The trade in fossil fuels has also been caught up in the trade war, but as oil is a commodity it is fairly simple to redirect exports that used to go to China. The US exported $13bn in oil and gas to China in 2024, or 10% of total US exports, while China imported 5% of the US LNG exports. China has blocked that trade completely now but like sanctioned Russian oil exports to Europe, the US will also easily find new customers elsewhere.
A bigger problem is the collapsing price of oil to around $60 per barrel in anticipation of a global economic slowdown that threatens to idle a growing number of unprofitable oil wells.
“These prices are lower than the minimum level they need to make drilling new wells profitable, according to their responses to a Dallas Federal Reserve survey,” says Gordan.
Access to rare earth metals is going to be a bigger problem. China has already imposed new export controls on rare earths such as dysprosium and yttrium, which are used by the US defence industry in radar devices and jet engine coatings. The US has stockpiles of these metals, but the Defence Department says they are only enough to supply “less than 10% of essential civilian demand shortfalls” during a national emergency.

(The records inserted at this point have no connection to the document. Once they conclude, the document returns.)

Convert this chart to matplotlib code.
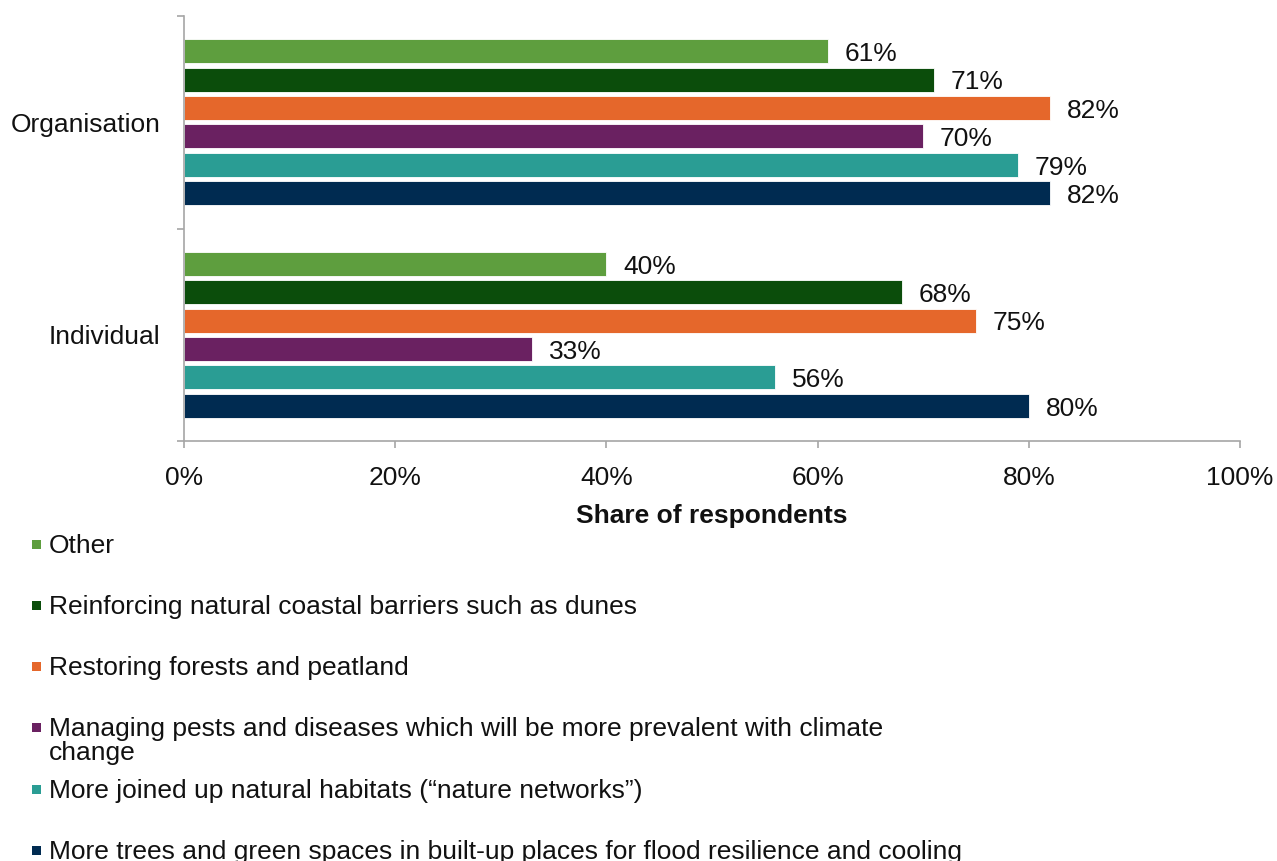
import matplotlib
matplotlib.use("Agg")
import matplotlib.pyplot as plt
from matplotlib.patches import Rectangle
from matplotlib.ticker import FuncFormatter, FixedLocator

plt.rcParams["font.family"] = ["Liberation Sans", "DejaVu Sans"]

# Respondent groups (top to bottom on the chart)
categories = ["Organisation", "Individual"]

# Nature-based measures, in the order drawn within each group
measures = [
    "Other",
    "Reinforcing natural coastal barriers such as dunes",
    "Restoring forests and peatland",
    "Managing pests and diseases which will be more prevalent with climate\nchange",
    "More joined up natural habitats (\u201cnature networks\u201d)",
    "More trees and green spaces in built-up places for flood resilience and cooling",
]

# Share of respondents (%) per measure
organisation_pct = [61, 71, 82, 70, 79, 82]
individual_pct = [40, 68, 75, 33, 56, 80]

colors = ["#5E9E3E", "#0B4D0B", "#E5672B", "#6A2161", "#2A9D94", "#002B51"]

xticks = [0, 20, 40, 60, 80, 100]

FS = 19
GREY = "#A6A6A6"
TXT = "#111111"

fig = plt.figure(figsize=(12.77, 8.61), dpi=100)
ax = fig.add_axes([0.1441, 0.4878, 0.8269, 0.4936])

values = [organisation_pct, individual_pct]
centers = [1.5, 0.5]
pitch = 0.1336
height = 0.113

for c, vals in zip(centers, values):
    for i, (v, col) in enumerate(zip(vals, colors)):
        y = c + (2.5 - i) * pitch
        ax.barh(y, v, height=height, color=col, edgecolor="white", linewidth=0.6)
        ax.annotate(f"{v}%", xy=(v, y), xytext=(12, -2), textcoords="offset points",
                    ha="left", va="center", fontsize=FS, color=TXT)

ax.set_xlim(0, 100)
ax.set_ylim(0, 2)

ax.set_xticks(xticks)
ax.xaxis.set_major_formatter(FuncFormatter(lambda v, p: f"{v:.0f}%"))
ax.tick_params(axis="x", length=5, width=1.2, color=GREY, pad=13, labelsize=FS,
               labelcolor=TXT)

ax.set_yticks(centers)
ax.set_yticklabels(categories)
ax.yaxis.set_minor_locator(FixedLocator([0, 1, 2]))
ax.tick_params(axis="y", which="major", length=0, pad=17, labelsize=FS,
               labelcolor=TXT)
ax.tick_params(axis="y", which="minor", length=5, width=1.2, color=GREY)

for s in ["top", "right"]:
    ax.spines[s].set_visible(False)
for s in ["left", "bottom"]:
    ax.spines[s].set_color(GREY)
    ax.spines[s].set_linewidth(1.2)

ax.set_xlabel("Share of respondents", fontsize=FS, fontweight="bold",
              labelpad=10, color=TXT)

# Legend: one row per measure, drawn in figure pixels
W, H = 1277, 861
row_y = [545, 606, 667, 728, 790, 851]
for label, col, yp in zip(measures, colors, row_y):
    fig.patches.append(Rectangle((32 / W, 1 - (yp + 4) / H), 9 / W, 9 / H,
                                 transform=fig.transFigure, facecolor=col,
                                 edgecolor="none"))
    lines = label.split("\n")
    for k, line in enumerate(lines):
        fig.text(49 / W, 1 - (yp + 1 + 24 * k) / H, line, ha="left", va="center",
                 fontsize=FS, color=TXT)

fig.savefig("out.png", dpi=100)
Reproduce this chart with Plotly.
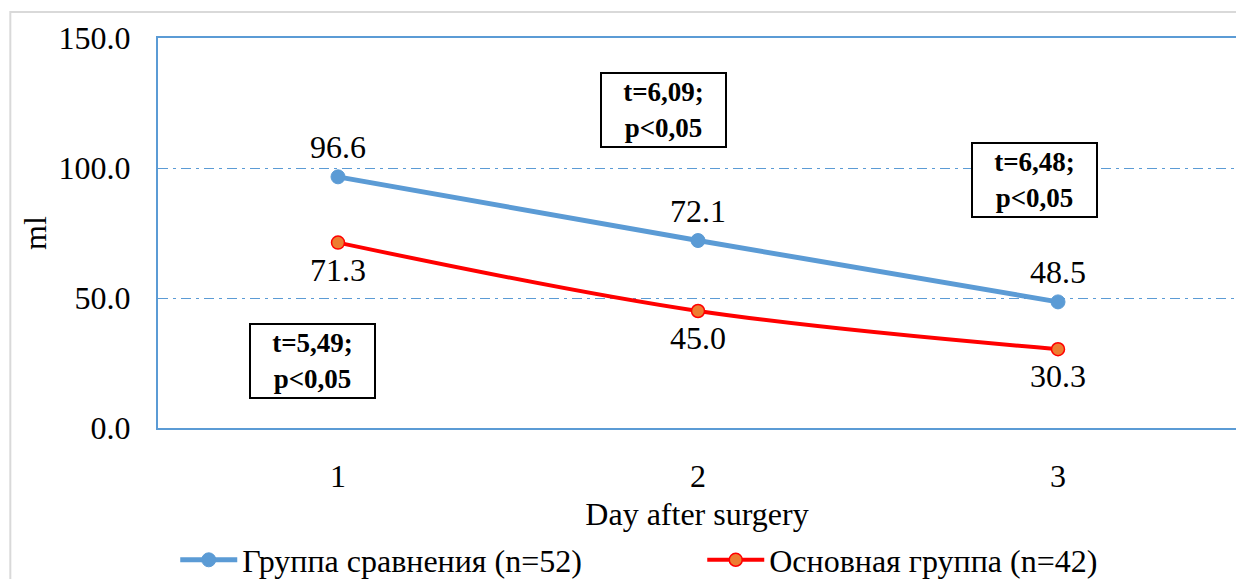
import plotly.graph_objects as go

days = [1, 2, 3]
day_labels = ["1", "2", "3"]
comparison = [96.6, 72.1, 48.5]
main_group = [71.3, 45.0, 30.3]
series_names = ["Группа сравнения (n=52)", "Основная группа (n=42)"]
stat_texts = ["t=5,49;<br>p<0,05", "t=6,09;<br>p<0,05", "t=6,48;<br>p<0,05"]
stat_x = [0.93, 1.903, 2.936]
stat_y = [25.8, 122.2, 95.3]

BLUE = "#5b9bd5"
RED = "#ff0000"
ORANGE = "#ed7d31"
FONT = "Liberation Serif, Times New Roman, DejaVu Serif, serif"
FS = 32

fig = go.Figure()
fig.add_trace(go.Scatter(
    x=days, y=comparison, name=series_names[0], mode="lines+markers",
    line=dict(color=BLUE, width=5, shape="spline"),
    marker=dict(color=BLUE, size=14, line=dict(color=BLUE, width=1)),
))
fig.add_trace(go.Scatter(
    x=days, y=main_group, name=series_names[1], mode="lines+markers",
    line=dict(color=RED, width=4, shape="spline"),
    marker=dict(color=ORANGE, size=13, line=dict(color=RED, width=1.5)),
))

annotations = []
for xv, yv in zip(days, comparison):
    annotations.append(dict(x=xv, y=yv, xref="x", yref="y", text=f"{yv:.1f}",
                            showarrow=False, yshift=30,
                            font=dict(family=FONT, size=FS, color="black")))
for xv, yv in zip(days, main_group):
    annotations.append(dict(x=xv, y=yv, xref="x", yref="y", text=f"{yv:.1f}",
                            showarrow=False, yshift=-27,
                            font=dict(family=FONT, size=FS, color="black")))
for t, xv, yv in zip(stat_texts, stat_x, stat_y):
    annotations.append(dict(x=xv, y=yv, xref="x", yref="y", text=f"<b>{t}</b>",
                            showarrow=False, bordercolor="black", borderwidth=2,
                            borderpad=0, width=123, height=72, bgcolor="white",
                            font=dict(family=FONT, size=27, color="black")))

fig.update_layout(
    width=1236, height=579,
    margin=dict(l=158, r=0, t=38, b=151, autoexpand=False),
    paper_bgcolor="white", plot_bgcolor="white",
    font=dict(family=FONT, color="black", size=FS),
    annotations=annotations,
    showlegend=True,
    legend=dict(orientation="h", x=0.016, xanchor="left",
                yref="container", y=(579 - 560) / 579, yanchor="middle",
                font=dict(family=FONT, size=FS, color="black"),
                itemwidth=57, entrywidth=455, bgcolor="rgba(0,0,0,0)"),
    shapes=[dict(type="rect", xref="paper", yref="paper",
                 x0=-0.137, x1=1.05, y0=-0.5, y1=(390 + 26) / 390,
                 line=dict(color="#d9d9d9", width=2), layer="below")],
)
fig.update_xaxes(
    range=[0.5, 3.4944], tickvals=days, ticktext=day_labels,
    showline=True, linecolor=BLUE, linewidth=2, mirror=True,
    showgrid=False, ticks="", ticklen=0, ticklabelstandoff=19,
    tickfont=dict(family=FONT, size=FS, color="black"),
    title=dict(text="Day after surgery", standoff=14,
               font=dict(family=FONT, size=FS, color="black")),
    zeroline=False, automargin=False,
)
fig.update_yaxes(
    range=[0, 150], tickvals=[0, 50, 100, 150], tickformat=".1f",
    showline=True, linecolor=BLUE, linewidth=2,
    showgrid=True, gridcolor=BLUE, gridwidth=1, griddash="10px,5px,3px,5px",
    ticks="", ticklen=0, ticklabelstandoff=19,
    tickfont=dict(family=FONT, size=FS, color="black"),
    title=dict(text="ml", standoff=2, font=dict(family=FONT, size=FS, color="black")),
    zeroline=False, automargin=False,
)

fig.write_html("out.html", config={"displayModeBar": False},
               post_script="document.body.style.margin='0';document.body.style.overflow='hidden';")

China has also slapped export restrictions on finished products that contain REMs, including permanent magnets, which are critical for clean energy manufacturers, as they are used to generate power in wind turbines. China accounts for 87% of global refined rare earth production, whereas the United States is just starting efforts to build up a domestic “mine-to-magnet” supply chain.
Strategically, Gordan warns that China is positioning itself as the dominant force in 21st-century clean technology. By consolidating control over critical mineral supply chains and key manufacturing capabilities, China gains geopolitical leverage, which could be used to apply pressure on trade partners. This influence is further bolstered by China's demonstrable readiness to curtail exports of indispensable materials in response to external policy decisions.
To mitigate these vulnerabilities, Gordan advocates a robust US industrial policy centred on technological innovation and strategic cooperation. He urges American policymakers to invest in emerging technologies not yet monopolised by dominant suppliers, calling for expanded research funding and international alliances that would diversify sources of critical components.
In the short term the trade war will be good for the environment, reducing emissions as global economic activity slows.
“The economic chaos likely will lead to a short-term fall in emissions. That’s because a recession and trade war mean fewer ships on the move, fewer drivers on the roads, less cement and steel going into the ground. Falling prices for oil, gas and coal in recent weeks are a sign that humans may burn less of them this year than previously expected,” says Gordan. “What’s bad for the US shale patch is also bad for many oil producers all over the world, from Nigeria to Russia.”
However, the impact from this slowdown is expected to be modest. Experts estimate the reduction in CO₂ emissions will be of the order of the 5% fall seen during the coronavirus pandemic in 2020. And that fall was short-lived as emissions jumped back to new all-time highs after the lockdown was over in 2021.